McDonald’s, meanwhile, has changed its tune on the minimum wage. In 2019, the burger giant said it planned to stop lobbying against increases in the minimum wage. In January, Kempczinski told investors that the company wasn’t worried about $15 an hour. “As long as it’s done in a staged way that is equitable for everybody, McDonald’s will do just fine through that,” he said.

In April, the company took its closest step yet toward $15 an hour, saying it planned to raise its wages to an average of $15 at company stores by 2024. “When you have Walmart and Amazon, Target, all moving to $15, certainly that’s a talent pool we’re competing with,” Kempczinski told CNBC. “We respond to where the market is moving.”

Lewis, for his part, says the labor movement and its influence on the political arena have pushed companies to raise wages. Even if they don’t want to raise wages, he said, many do so to get out ahead of the government.

“Working at a fast-food restaurant isn’t going to attract you a college graduate,” Lewis said. “You’re not widening the pool that dramatically. Maybe you get someone off the couch for $15 an hour as opposed to $7.

“But if you know the $15 minimum wage is going to pass in your state, why not announce it in advance?”

“We are confident that our brands have strong pricing power.” —Yum Brands CFO Chris Turner

Higher prices

For a lesson in the impact on wages, go back to New York. McDonald’s Dollar Menu there disappeared. Value offers changed. The chain indeed raised prices. Even now, the cost of a Big Mac is higher in cities where the minimum wage is higher. Labor plays a clear role.

Broadly, more restaurants have been raising prices. Limited-service restaurants’ menu prices are up 6% over the past year.

While companies do promote some value—Burger King instituted a $1 Your Way menu in January, for instance—much of the industry is pushing higher-end chicken sandwiches and other more premium items.

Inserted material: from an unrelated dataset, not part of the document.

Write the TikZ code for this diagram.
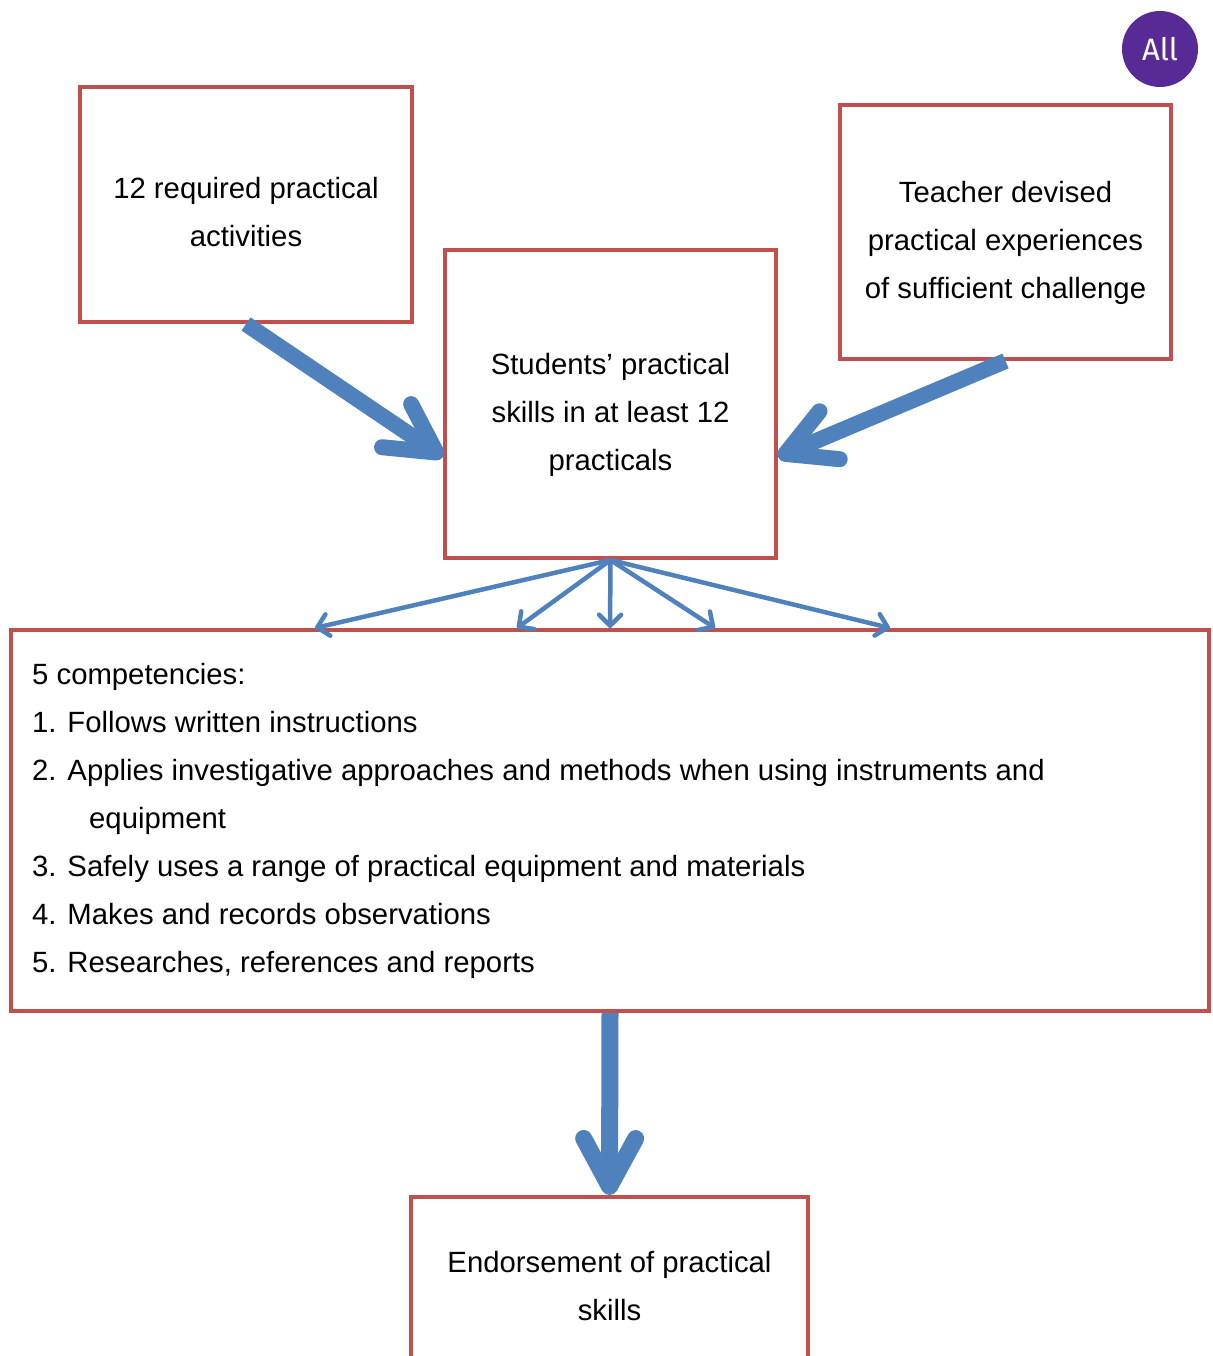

McDonald’s, which thrived during the Great Recession in part because of the aforementioned Dollar Menu, has stopped targeting traffic-generating value customers and is instead focused on people more interested in convenience. Franchisees as a result are generating record cashflow despite increasing their wages by 5% and paying for more benefits like childcare.

Inflation remains a concern. At some point, pricing grows too aggressive and turns away customers. The economy, after all, remains propped up by stimulus payments. Eventually those go away, and maybe consumers start watching how much they’re paying for those burgers.

Restaurant executives don’t quite seem concerned. “We are confident that our brands have strong pricing power,” Yum CFO Chris Turner told investors.

Westin, for his part, argues that the workers he’s met are better off than they were nine years ago. “Now that workers are paid double what they were being paid when we started the campaign, it’s definitely helped,” he said. “It’s helped the restaurants. People stick around longer in these jobs if they’re able to make a wage.”